Extracted data entries
┄┄┄┄┄┄┄┄┄┄┄┄┄┄┄┄┄┄┄┄

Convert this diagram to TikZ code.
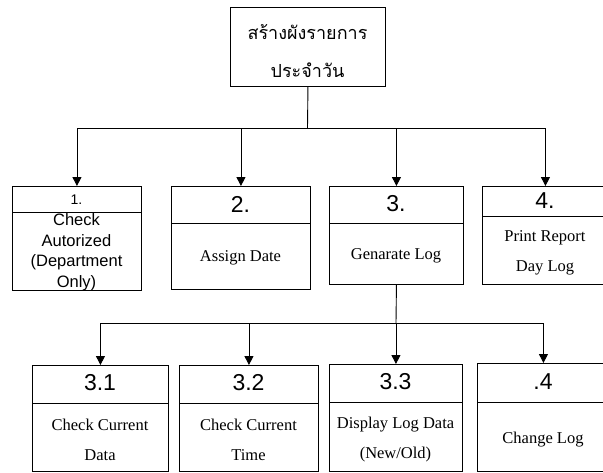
\documentclass[tikz,border=0pt]{standalone}
\usepackage{fontspec}
\setmainfont{Liberation Serif}
\newfontfamily\numfont{Liberation Sans}
\newfontfamily\thaifont[Script=Thai]{Loma}
\usetikzlibrary{arrows.meta}
\tikzset{
  box/.style={draw, line width=0.9pt, anchor=north west, inner sep=0pt},
  bignum/.style={font=\numfont\fontsize{23}{23}\selectfont, inner sep=0pt},
  smallnum/.style={font=\numfont\fontsize{14}{14}\selectfont, inner sep=0pt},
  sanstext/.style={font=\numfont\fontsize{16.5}{20.5}\selectfont, align=center, inner sep=0pt},
  sertext/.style={font=\fontsize{16.5}{30}\selectfont, align=center, inner sep=0pt},
  divider/.style={line width=0.9pt},
  conn/.style={line width=0.9pt, -{Triangle[width=9pt,length=9pt]}},
  plain/.style={line width=0.9pt}
}
\begin{document}
\begin{tikzpicture}[x=1pt,y=-1pt]
\clip (0,0) rectangle (603,472);
\fill[white] (0,0) rectangle (603,472);
% top box
\node[box, minimum width=155pt, minimum height=79pt] (top) at (230,7) {};
\node[font=\thaifont\fontsize{18}{38}\selectfont, align=center, inner sep=0pt] (toptext) at (307.5,51) {สร้างผังรายการ\\ประจำวัน};
% level 1 boxes
\node[box, minimum width=129pt, minimum height=104pt] (b1) at (12,186) {};
\draw[divider] (b1.west |- 0,212) -- (b1.east |- 0,212);
\node[smallnum] (b1n) at (76.5,200) {1.};
\node[sanstext] (b1t) at (76.5,252) {Check\\Autorized\\(Department\\Only)};

\node[box, minimum width=139pt, minimum height=103pt] (b2) at (171,186) {};
\draw[divider] (b2.west |- 0,223) -- (b2.east |- 0,223);
\node[bignum] (b2n) at (240.5,204) {2.};
\node[sertext] (b2t) at (240.5,258) {Assign Date};

\node[box, minimum width=134pt, minimum height=98pt] (b3) at (329,186) {};
\draw[divider] (b3.west |- 0,223) -- (b3.east |- 0,223);
\node[bignum] (b3n) at (396,204) {3.};
\node[sertext] (b3t) at (396,256) {Genarate Log};

\node[box, minimum width=126pt, minimum height=98pt] (b4) at (482,186) {};
\draw[divider] (b4.west |- 0,216) -- (b4.east |- 0,216);
\node[bignum] (b4n) at (545,201) {4.};
\node[sertext] (b4t) at (545,253) {Print Report\\Day Log};

% level 2 boxes
\node[box, minimum width=136pt, minimum height=106pt] (c1) at (32,365) {};
\draw[divider] (c1.west |- 0,403) -- (c1.east |- 0,403);
\node[bignum] (c1n) at (100,383) {3.1};
\node[sertext] (c1t) at (100,440) {Check Current\\Data};

\node[box, minimum width=139pt, minimum height=106pt] (c2) at (179,365) {};
\draw[divider] (c2.west |- 0,403) -- (c2.east |- 0,403);
\node[bignum] (c2n) at (248.5,383) {3.2};
\node[sertext] (c2t) at (248.5,440) {Check Current\\Time};

\node[box, minimum width=133pt, minimum height=107pt] (c3) at (329,364) {};
\draw[divider] (c3.west |- 0,402) -- (c3.east |- 0,402);
\node[bignum] (c3n) at (395.5,382) {3.3};
\node[sertext] (c3t) at (395.5,440) {Display Log Data\\(New/Old)};

\node[box, minimum width=132pt, minimum height=108pt] (c4) at (477,363) {};
\draw[divider] (c4.west |- 0,402) -- (c4.east |- 0,402);
\node[bignum] (c4n) at (543,382) {.4};
\node[sertext] (c4t) at (543,440) {Change Log};

% connectors level 1
\coordinate (j1) at (307.5,128);
\draw[plain] (top.south) -- (j1);
\draw[conn] (j1) -| (b1.north);
\draw[conn] (j1) -| (b2.north);
\draw[conn] (j1) -| (b3.north);
\draw[conn] (j1) -| (b4.north);
% connectors level 2
\coordinate (j2) at (396,323);
\draw[plain] (b3.south) -- (j2);
\draw[conn] (j2) -| (c1.north);
\draw[conn] (j2) -| (c2.north);
\draw[conn] (j2) -| (c3.north);
\draw[conn] (j2) -| (c4.north);
\end{tikzpicture}
\end{document}
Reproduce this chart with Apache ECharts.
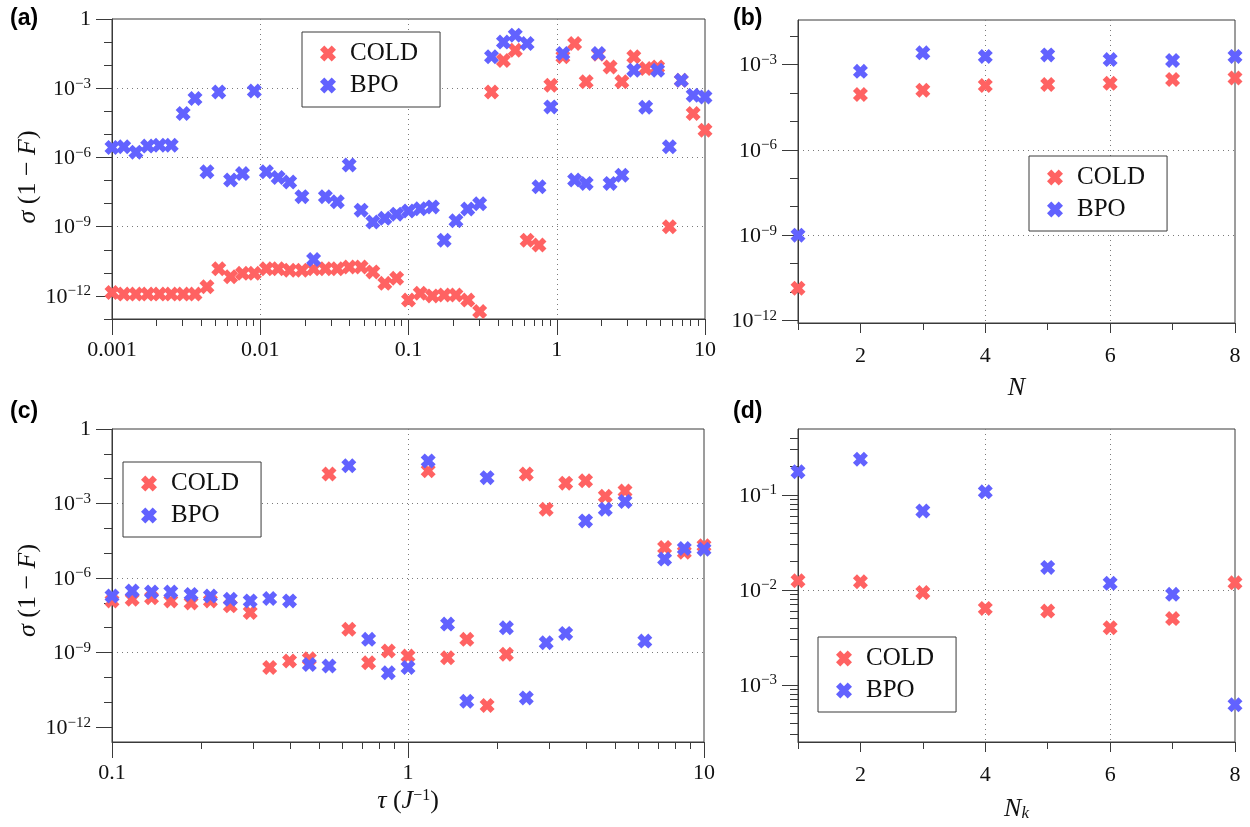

┄┄┄┄┄┄┄┄┄┄┄┄┄┄┄┄┄┄┄┄

What is asked: Leave images out of the retyped records; keep all else exact.

Completed task:
Convert this diagram to TikZ code.
\documentclass[tikz,border=0pt]{standalone}
\usepackage{fontspec}
\setmainfont{Liberation Serif}
\newfontfamily\numfont{Liberation Sans}
\newfontfamily\thaifont[Script=Thai]{Loma}
\usetikzlibrary{arrows.meta}
\tikzset{
  box/.style={draw, line width=0.9pt, anchor=north west, inner sep=0pt},
  bignum/.style={font=\numfont\fontsize{23}{23}\selectfont, inner sep=0pt},
  smallnum/.style={font=\numfont\fontsize{14}{14}\selectfont, inner sep=0pt},
  sanstext/.style={font=\numfont\fontsize{16.5}{20.5}\selectfont, align=center, inner sep=0pt},
  sertext/.style={font=\fontsize{16.5}{30}\selectfont, align=center, inner sep=0pt},
  divider/.style={line width=0.9pt},
  conn/.style={line width=0.9pt, -{Triangle[width=9pt,length=9pt]}},
  plain/.style={line width=0.9pt}
}
\begin{document}
\begin{tikzpicture}[x=1pt,y=-1pt]
\clip (0,0) rectangle (603,472);
\fill[white] (0,0) rectangle (603,472);
% top box
\node[box, minimum width=155pt, minimum height=79pt] (top) at (230,7) {};
\node[font=\thaifont\fontsize{18}{38}\selectfont, align=center, inner sep=0pt] (toptext) at (307.5,51) {สร้างผังรายการ\\ประจำวัน};
% level 1 boxes
\node[box, minimum width=129pt, minimum height=104pt] (b1) at (12,186) {};
\draw[divider] (b1.west |- 0,212) -- (b1.east |- 0,212);
\node[smallnum] (b1n) at (76.5,200) {1.};
\node[sanstext] (b1t) at (76.5,252) {Check\\Autorized\\(Department\\Only)};

\node[box, minimum width=139pt, minimum height=103pt] (b2) at (171,186) {};
\draw[divider] (b2.west |- 0,223) -- (b2.east |- 0,223);
\node[bignum] (b2n) at (240.5,204) {2.};
\node[sertext] (b2t) at (240.5,258) {Assign Date};

\node[box, minimum width=134pt, minimum height=98pt] (b3) at (329,186) {};
\draw[divider] (b3.west |- 0,223) -- (b3.east |- 0,223);
\node[bignum] (b3n) at (396,204) {3.};
\node[sertext] (b3t) at (396,256) {Genarate Log};

\node[box, minimum width=126pt, minimum height=98pt] (b4) at (482,186) {};
\draw[divider] (b4.west |- 0,216) -- (b4.east |- 0,216);
\node[bignum] (b4n) at (545,201) {4.};
\node[sertext] (b4t) at (545,253) {Print Report\\Day Log};

% level 2 boxes
\node[box, minimum width=136pt, minimum height=106pt] (c1) at (32,365) {};
\draw[divider] (c1.west |- 0,403) -- (c1.east |- 0,403);
\node[bignum] (c1n) at (100,383) {3.1};
\node[sertext] (c1t) at (100,440) {Check Current\\Data};

\node[box, minimum width=139pt, minimum height=106pt] (c2) at (179,365) {};
\draw[divider] (c2.west |- 0,403) -- (c2.east |- 0,403);
\node[bignum] (c2n) at (248.5,383) {3.2};
\node[sertext] (c2t) at (248.5,440) {Check Current\\Time};

\node[box, minimum width=133pt, minimum height=107pt] (c3) at (329,364) {};
\draw[divider] (c3.west |- 0,402) -- (c3.east |- 0,402);
\node[bignum] (c3n) at (395.5,382) {3.3};
\node[sertext] (c3t) at (395.5,440) {Display Log Data\\(New/Old)};

\node[box, minimum width=132pt, minimum height=108pt] (c4) at (477,363) {};
\draw[divider] (c4.west |- 0,402) -- (c4.east |- 0,402);
\node[bignum] (c4n) at (543,382) {.4};
\node[sertext] (c4t) at (543,440) {Change Log};

% connectors level 1
\coordinate (j1) at (307.5,128);
\draw[plain] (top.south) -- (j1);
\draw[conn] (j1) -| (b1.north);
\draw[conn] (j1) -| (b2.north);
\draw[conn] (j1) -| (b3.north);
\draw[conn] (j1) -| (b4.north);
% connectors level 2
\coordinate (j2) at (396,323);
\draw[plain] (b3.south) -- (j2);
\draw[conn] (j2) -| (c1.north);
\draw[conn] (j2) -| (c2.north);
\draw[conn] (j2) -| (c3.north);
\draw[conn] (j2) -| (c4.north);
\end{tikzpicture}
\end{document}
Reproduce this chart with Apache ECharts.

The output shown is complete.